Click. And so then. A total death-tally repetitively tumbles on the Worldometer app brought to you by the Centers for Disease Control and Prevention. Hundreds of thousands of “clicks” grimly counting in an automated manner bearing no margin of empathy.

Click. One. More. Integer.

The End

“I can’t remember if I cried
When I read about his widowed bride
But something touched me deep inside
The day [that John Prine] died”

………………

David Worthington is a certified engineering geologist and former competitive cyclist; novice songwriter and likes to pedal rocks.

 

7 Comments

  1. Wow what a Wild Gonzo-Esque ride! Very impressive flow and command of language. Urgent and combative and ultimately empathetic.

    As your attorney Laszlo, I urge you to keep it coming!

    You’re the closest thing we have to HST, Hemingway and Twain.

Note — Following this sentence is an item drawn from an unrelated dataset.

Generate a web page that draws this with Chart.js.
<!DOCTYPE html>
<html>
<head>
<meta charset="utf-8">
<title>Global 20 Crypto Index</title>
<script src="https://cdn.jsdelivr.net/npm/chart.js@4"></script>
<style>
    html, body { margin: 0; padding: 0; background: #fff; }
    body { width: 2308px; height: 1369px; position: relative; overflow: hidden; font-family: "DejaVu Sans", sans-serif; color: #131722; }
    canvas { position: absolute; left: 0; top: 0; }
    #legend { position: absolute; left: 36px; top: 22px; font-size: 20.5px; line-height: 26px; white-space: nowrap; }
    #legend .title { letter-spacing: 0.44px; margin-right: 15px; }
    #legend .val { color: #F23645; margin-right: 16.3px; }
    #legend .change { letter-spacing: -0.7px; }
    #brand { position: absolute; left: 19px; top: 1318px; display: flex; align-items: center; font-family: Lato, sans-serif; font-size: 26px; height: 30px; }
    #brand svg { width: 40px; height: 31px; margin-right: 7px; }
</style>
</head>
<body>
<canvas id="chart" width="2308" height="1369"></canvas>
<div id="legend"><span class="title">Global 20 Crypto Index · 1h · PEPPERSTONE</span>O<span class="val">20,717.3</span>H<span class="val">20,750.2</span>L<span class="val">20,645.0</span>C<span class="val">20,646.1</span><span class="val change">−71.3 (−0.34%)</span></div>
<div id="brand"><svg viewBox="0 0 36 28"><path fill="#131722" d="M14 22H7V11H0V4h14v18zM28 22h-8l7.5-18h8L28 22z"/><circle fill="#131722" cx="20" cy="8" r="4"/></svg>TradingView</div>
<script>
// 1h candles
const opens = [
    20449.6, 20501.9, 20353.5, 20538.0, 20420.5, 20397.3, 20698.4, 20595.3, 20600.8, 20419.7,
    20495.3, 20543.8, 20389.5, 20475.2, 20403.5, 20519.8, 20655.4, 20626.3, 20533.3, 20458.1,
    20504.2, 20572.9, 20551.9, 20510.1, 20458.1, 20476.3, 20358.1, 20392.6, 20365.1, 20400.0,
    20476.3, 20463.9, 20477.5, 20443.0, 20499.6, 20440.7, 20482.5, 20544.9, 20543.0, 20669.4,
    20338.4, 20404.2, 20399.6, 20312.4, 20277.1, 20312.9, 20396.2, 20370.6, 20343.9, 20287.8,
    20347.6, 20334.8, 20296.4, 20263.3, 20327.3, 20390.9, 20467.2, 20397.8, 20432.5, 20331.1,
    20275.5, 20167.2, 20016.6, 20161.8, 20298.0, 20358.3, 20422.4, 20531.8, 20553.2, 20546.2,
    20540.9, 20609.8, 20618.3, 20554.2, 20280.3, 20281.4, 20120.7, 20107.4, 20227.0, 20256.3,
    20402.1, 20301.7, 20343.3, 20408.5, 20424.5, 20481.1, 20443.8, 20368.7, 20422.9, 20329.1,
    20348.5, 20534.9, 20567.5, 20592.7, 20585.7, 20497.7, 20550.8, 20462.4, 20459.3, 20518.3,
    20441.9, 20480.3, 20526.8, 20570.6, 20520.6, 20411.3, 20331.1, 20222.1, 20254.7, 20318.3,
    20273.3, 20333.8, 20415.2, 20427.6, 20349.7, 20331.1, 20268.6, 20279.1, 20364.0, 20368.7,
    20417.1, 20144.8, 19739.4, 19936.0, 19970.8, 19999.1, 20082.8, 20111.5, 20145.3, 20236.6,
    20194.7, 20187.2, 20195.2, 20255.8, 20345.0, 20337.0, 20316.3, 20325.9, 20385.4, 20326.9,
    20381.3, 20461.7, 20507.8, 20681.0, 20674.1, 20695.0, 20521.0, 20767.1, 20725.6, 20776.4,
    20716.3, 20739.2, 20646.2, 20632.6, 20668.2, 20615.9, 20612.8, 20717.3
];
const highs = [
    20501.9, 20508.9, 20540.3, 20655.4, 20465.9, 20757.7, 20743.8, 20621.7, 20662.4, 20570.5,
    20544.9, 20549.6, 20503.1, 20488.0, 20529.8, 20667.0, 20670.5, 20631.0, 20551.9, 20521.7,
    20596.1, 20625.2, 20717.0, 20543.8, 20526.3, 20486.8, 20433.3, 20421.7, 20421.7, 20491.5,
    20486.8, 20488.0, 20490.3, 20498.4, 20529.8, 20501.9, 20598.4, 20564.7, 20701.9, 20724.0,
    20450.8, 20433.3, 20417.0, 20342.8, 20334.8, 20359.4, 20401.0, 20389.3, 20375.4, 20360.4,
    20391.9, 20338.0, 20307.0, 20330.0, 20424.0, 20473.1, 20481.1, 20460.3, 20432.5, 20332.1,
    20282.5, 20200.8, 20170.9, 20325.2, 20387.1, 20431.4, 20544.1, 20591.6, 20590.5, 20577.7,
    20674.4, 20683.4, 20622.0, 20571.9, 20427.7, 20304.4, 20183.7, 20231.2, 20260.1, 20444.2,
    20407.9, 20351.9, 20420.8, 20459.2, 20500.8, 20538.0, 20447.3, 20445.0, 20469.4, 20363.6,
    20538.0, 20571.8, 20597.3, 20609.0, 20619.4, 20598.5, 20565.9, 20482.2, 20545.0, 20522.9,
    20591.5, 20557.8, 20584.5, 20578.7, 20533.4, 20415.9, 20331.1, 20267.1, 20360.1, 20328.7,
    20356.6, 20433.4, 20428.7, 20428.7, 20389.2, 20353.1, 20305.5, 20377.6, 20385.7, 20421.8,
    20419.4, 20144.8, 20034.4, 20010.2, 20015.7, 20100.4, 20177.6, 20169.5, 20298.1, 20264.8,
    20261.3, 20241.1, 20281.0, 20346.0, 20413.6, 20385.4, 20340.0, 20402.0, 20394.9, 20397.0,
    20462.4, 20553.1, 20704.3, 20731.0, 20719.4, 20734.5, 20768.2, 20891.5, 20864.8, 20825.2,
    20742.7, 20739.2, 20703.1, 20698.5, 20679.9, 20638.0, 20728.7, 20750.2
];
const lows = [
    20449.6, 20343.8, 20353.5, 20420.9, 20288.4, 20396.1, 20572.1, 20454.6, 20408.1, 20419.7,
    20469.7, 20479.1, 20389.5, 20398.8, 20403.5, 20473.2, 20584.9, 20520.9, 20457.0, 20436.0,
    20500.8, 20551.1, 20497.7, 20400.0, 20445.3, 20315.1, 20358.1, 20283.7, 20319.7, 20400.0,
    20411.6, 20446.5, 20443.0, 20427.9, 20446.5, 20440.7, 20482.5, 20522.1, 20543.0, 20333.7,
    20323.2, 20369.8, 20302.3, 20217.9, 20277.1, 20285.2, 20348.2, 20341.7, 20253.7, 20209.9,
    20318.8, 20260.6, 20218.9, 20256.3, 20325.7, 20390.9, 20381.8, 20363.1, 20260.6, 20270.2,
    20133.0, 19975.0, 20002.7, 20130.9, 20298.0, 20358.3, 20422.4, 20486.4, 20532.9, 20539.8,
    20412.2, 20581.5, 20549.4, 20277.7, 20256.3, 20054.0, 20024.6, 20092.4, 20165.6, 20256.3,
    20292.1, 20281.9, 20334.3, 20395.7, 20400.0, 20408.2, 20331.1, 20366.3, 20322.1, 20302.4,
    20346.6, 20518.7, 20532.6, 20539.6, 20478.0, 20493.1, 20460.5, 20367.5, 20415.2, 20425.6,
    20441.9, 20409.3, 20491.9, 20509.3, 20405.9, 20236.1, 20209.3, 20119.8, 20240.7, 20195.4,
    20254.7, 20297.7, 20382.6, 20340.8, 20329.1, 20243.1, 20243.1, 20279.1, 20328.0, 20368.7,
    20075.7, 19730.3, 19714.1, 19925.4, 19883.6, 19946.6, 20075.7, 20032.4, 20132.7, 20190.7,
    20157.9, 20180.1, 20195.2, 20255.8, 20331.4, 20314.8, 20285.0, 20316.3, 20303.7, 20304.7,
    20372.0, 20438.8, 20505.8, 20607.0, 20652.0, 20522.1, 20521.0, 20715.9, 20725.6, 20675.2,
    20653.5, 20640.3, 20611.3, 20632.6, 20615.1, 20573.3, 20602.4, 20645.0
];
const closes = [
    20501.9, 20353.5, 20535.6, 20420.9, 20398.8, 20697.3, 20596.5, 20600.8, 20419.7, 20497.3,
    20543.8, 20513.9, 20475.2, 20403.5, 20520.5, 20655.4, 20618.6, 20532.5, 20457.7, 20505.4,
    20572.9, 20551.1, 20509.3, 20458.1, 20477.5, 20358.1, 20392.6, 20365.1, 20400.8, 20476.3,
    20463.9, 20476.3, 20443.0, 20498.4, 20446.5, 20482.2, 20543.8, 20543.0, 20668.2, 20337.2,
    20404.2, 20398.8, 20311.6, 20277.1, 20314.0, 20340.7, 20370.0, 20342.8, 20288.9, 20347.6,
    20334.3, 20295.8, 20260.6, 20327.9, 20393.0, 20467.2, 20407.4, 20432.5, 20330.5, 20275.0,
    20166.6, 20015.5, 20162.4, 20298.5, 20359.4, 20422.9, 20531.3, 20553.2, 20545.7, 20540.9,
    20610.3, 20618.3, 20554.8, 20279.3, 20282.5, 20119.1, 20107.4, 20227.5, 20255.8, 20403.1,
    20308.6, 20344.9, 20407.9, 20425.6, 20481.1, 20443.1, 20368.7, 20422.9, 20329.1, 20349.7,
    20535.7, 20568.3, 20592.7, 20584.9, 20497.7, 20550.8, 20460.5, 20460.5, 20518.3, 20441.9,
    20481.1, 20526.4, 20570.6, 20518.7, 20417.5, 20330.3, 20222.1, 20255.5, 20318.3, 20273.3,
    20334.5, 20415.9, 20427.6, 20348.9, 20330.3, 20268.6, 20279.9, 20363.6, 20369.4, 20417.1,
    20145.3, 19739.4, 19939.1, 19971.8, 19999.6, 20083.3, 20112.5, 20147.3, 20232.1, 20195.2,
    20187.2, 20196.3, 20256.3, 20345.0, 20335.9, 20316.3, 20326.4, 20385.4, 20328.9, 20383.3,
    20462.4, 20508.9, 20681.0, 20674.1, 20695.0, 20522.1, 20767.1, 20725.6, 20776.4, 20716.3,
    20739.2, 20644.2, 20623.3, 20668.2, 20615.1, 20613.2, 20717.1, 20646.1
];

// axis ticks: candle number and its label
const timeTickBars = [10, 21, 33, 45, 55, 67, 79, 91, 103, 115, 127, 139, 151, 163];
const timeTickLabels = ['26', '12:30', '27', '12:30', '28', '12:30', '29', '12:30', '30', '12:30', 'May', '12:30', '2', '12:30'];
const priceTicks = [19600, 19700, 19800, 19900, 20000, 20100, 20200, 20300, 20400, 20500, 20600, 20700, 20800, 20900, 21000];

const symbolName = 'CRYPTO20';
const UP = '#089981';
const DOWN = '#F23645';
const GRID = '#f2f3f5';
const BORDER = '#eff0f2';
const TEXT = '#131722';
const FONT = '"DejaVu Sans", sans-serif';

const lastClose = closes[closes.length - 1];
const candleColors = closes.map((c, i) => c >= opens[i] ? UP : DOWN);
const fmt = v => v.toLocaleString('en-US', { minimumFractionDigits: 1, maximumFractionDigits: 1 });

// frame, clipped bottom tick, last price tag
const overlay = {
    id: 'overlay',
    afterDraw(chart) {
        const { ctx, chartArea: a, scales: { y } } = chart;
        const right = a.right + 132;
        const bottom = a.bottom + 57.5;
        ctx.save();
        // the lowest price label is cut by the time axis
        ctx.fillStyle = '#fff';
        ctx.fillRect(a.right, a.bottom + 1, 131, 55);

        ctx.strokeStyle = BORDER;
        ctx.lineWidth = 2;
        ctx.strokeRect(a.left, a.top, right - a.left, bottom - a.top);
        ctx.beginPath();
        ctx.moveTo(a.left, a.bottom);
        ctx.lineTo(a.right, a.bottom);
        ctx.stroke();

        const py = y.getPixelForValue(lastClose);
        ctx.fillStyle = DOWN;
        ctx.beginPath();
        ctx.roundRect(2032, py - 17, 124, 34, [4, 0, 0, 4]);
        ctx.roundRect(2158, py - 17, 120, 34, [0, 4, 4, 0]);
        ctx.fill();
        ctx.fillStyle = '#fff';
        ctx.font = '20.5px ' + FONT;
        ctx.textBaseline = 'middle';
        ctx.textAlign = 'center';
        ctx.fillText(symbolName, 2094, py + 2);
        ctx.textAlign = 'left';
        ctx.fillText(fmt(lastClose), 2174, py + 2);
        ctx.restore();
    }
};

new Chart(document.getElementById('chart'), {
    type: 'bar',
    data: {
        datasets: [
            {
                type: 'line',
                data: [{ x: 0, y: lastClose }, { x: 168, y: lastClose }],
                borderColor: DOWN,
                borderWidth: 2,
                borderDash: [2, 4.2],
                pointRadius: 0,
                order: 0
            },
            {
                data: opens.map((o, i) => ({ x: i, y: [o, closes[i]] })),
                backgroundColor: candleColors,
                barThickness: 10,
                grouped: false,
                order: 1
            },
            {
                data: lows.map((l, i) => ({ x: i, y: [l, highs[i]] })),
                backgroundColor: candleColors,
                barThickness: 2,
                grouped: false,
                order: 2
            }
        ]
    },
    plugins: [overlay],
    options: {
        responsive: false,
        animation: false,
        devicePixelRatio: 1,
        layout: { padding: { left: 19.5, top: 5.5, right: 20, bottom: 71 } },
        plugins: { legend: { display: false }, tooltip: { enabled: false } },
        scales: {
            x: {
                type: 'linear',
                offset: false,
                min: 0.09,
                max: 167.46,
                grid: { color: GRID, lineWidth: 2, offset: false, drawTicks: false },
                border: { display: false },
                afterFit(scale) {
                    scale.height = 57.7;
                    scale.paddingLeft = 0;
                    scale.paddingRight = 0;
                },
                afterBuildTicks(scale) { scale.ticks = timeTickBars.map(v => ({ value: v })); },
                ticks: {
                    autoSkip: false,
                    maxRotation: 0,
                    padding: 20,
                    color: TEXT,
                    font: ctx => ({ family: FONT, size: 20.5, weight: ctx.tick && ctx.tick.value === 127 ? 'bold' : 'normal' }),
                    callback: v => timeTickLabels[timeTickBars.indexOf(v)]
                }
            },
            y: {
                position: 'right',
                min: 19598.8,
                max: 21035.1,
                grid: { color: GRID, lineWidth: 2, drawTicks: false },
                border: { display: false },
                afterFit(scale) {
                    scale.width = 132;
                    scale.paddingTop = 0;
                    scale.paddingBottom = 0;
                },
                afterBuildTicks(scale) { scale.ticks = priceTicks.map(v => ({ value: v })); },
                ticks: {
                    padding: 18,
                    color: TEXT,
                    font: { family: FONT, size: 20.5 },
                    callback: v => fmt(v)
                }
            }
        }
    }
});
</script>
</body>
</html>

    1. To my friend and dirty rotten attorney Laszlo – It’s all gone Quixotic at the point. I advise you to keep the speed up and take a good aim at the apex. The Great Turning Point. Momentum. By the time we get to Barstow, we’ll be more than half way to Hell.

      We got this.

      May the tailwind always be at your back. Humbly at your service.

      Thank You

  2. Interesting well told recap of your experience. What is the male version of a Karen–Darren?? Shall we now call you professor with your educational lecture on the Covid?

    1. Brilliant! Yes, heretofore the self-righteous brother of Karen shall be named Darren! Perhaps Tan Dan IS a Darren!

      No offense to you beautiful Karen’s and Darren’s.

      Exaggeration is the essayists best friend.

      Thank You for reading and expanding the thread.

      Much Love

  3. An exuberant and cinematic upscaling of our current realities.

    1. Thank you for the read and review!

      As a geologist schooled in plate tectonics, I conclude “Life is Short”. So make it sweet. Make it good!

      May we live to embrace Mother Earth and her seismic uplift.

  4. Wow, David! What a wild ride. Tom Robbins remains my favorite author, but you are now at number two (with a bullet) on the charts.